* [Required task]:
Retype the whole listing, please, keeping every line exact and dropping the pictures.

▼

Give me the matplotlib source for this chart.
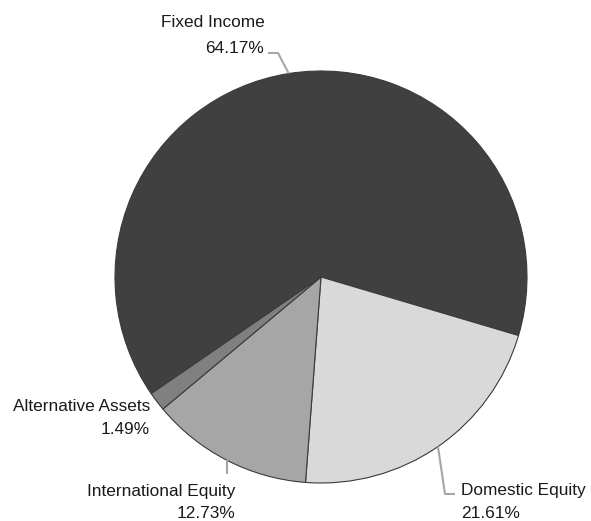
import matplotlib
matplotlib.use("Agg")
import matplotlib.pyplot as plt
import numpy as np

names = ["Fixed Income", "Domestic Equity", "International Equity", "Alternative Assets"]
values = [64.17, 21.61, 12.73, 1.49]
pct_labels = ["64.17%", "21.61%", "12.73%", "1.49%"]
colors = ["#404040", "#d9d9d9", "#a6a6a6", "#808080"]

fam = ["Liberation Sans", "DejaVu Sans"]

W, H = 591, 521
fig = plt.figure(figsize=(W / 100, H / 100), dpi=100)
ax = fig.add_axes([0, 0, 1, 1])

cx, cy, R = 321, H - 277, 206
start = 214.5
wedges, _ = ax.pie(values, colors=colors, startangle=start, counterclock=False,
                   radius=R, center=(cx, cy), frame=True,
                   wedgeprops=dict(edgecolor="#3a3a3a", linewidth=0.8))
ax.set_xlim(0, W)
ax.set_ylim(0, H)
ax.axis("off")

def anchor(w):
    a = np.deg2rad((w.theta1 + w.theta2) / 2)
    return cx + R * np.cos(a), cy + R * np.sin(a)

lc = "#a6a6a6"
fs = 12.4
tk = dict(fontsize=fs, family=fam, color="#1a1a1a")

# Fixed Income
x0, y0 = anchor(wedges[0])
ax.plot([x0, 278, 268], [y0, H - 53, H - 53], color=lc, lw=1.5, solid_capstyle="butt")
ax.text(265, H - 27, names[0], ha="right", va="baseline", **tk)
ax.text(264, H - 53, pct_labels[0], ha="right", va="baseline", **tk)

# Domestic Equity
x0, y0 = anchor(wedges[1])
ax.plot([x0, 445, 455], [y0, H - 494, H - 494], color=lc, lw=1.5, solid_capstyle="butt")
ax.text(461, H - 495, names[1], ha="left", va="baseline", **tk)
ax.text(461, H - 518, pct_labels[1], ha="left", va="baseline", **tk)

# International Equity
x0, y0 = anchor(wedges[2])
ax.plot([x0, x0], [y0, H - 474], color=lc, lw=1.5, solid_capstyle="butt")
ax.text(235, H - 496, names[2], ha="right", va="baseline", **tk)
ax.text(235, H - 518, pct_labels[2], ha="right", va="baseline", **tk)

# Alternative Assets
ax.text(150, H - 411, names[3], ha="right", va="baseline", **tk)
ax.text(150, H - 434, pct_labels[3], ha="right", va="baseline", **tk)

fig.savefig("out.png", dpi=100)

▲

* [The reply]:
Give me the matplotlib source for this chart.
import matplotlib
matplotlib.use("Agg")
import matplotlib.pyplot as plt
import numpy as np

names = ["Fixed Income", "Domestic Equity", "International Equity", "Alternative Assets"]
values = [64.17, 21.61, 12.73, 1.49]
pct_labels = ["64.17%", "21.61%", "12.73%", "1.49%"]
colors = ["#404040", "#d9d9d9", "#a6a6a6", "#808080"]

fam = ["Liberation Sans", "DejaVu Sans"]

W, H = 591, 521
fig = plt.figure(figsize=(W / 100, H / 100), dpi=100)
ax = fig.add_axes([0, 0, 1, 1])

cx, cy, R = 321, H - 277, 206
start = 214.5
wedges, _ = ax.pie(values, colors=colors, startangle=start, counterclock=False,
                   radius=R, center=(cx, cy), frame=True,
                   wedgeprops=dict(edgecolor="#3a3a3a", linewidth=0.8))
ax.set_xlim(0, W)
ax.set_ylim(0, H)
ax.axis("off")

def anchor(w):
    a = np.deg2rad((w.theta1 + w.theta2) / 2)
    return cx + R * np.cos(a), cy + R * np.sin(a)

lc = "#a6a6a6"
fs = 12.4
tk = dict(fontsize=fs, family=fam, color="#1a1a1a")

# Fixed Income
x0, y0 = anchor(wedges[0])
ax.plot([x0, 278, 268], [y0, H - 53, H - 53], color=lc, lw=1.5, solid_capstyle="butt")
ax.text(265, H - 27, names[0], ha="right", va="baseline", **tk)
ax.text(264, H - 53, pct_labels[0], ha="right", va="baseline", **tk)

# Domestic Equity
x0, y0 = anchor(wedges[1])
ax.plot([x0, 445, 455], [y0, H - 494, H - 494], color=lc, lw=1.5, solid_capstyle="butt")
ax.text(461, H - 495, names[1], ha="left", va="baseline", **tk)
ax.text(461, H - 518, pct_labels[1], ha="left", va="baseline", **tk)

# International Equity
x0, y0 = anchor(wedges[2])
ax.plot([x0, x0], [y0, H - 474], color=lc, lw=1.5, solid_capstyle="butt")
ax.text(235, H - 496, names[2], ha="right", va="baseline", **tk)
ax.text(235, H - 518, pct_labels[2], ha="right", va="baseline", **tk)

# Alternative Assets
ax.text(150, H - 411, names[3], ha="right", va="baseline", **tk)
ax.text(150, H - 434, pct_labels[3], ha="right", va="baseline", **tk)

fig.savefig("out.png", dpi=100)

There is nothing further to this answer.